Exercise task.
Begin at the first line of the data and copy each line through the one containing "import * as", that line included, with no pictures.
++++ Material provided
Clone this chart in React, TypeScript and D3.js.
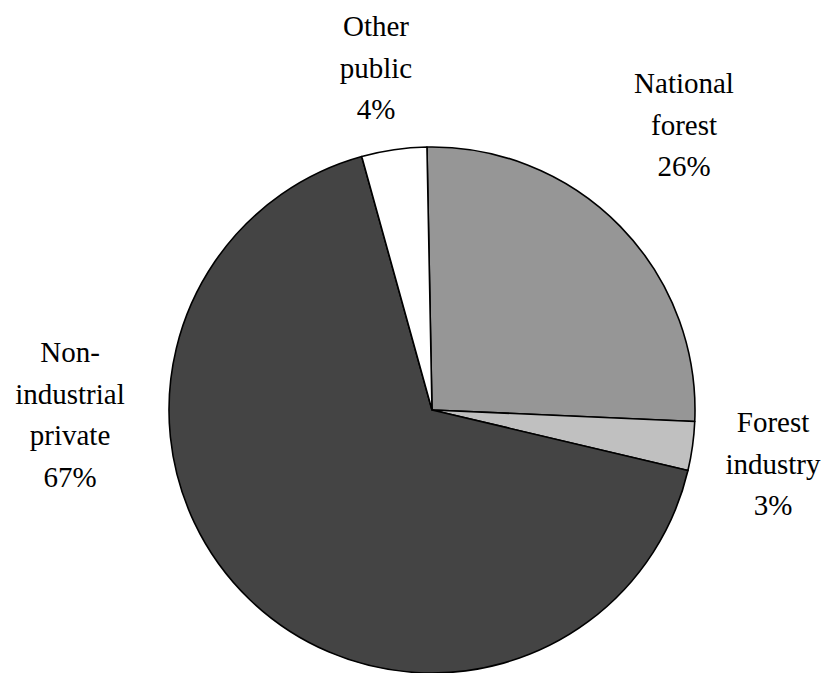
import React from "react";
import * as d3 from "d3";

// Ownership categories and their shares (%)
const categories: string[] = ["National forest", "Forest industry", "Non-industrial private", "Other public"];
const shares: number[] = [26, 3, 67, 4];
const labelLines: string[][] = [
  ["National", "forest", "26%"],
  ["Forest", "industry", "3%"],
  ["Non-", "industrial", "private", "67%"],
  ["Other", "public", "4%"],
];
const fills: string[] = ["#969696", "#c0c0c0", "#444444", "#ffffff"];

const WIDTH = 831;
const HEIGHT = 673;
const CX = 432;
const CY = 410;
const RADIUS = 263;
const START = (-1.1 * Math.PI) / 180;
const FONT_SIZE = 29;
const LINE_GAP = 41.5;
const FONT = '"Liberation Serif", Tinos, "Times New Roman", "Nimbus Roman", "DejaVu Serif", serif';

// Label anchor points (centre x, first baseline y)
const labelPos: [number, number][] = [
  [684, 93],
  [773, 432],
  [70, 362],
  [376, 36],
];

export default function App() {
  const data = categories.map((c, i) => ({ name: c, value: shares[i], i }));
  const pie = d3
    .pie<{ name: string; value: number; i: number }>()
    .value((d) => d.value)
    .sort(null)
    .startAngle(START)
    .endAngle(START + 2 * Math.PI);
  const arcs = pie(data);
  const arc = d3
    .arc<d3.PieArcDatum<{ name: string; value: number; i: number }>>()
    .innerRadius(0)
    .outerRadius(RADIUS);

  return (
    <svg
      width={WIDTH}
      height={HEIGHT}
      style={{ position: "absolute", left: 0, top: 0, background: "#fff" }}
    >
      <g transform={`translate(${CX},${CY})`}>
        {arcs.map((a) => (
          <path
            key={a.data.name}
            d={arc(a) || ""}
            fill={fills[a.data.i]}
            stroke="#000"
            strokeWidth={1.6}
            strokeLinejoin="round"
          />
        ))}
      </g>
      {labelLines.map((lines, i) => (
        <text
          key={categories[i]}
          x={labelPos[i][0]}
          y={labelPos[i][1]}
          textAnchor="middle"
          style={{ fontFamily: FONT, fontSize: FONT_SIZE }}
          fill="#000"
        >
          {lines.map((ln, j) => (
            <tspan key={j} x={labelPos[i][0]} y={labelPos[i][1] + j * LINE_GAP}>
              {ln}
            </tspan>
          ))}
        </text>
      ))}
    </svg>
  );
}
++++++++
Final result.
Clone this chart in React, TypeScript and D3.js.
import React from "react";
import * as d3 from "d3";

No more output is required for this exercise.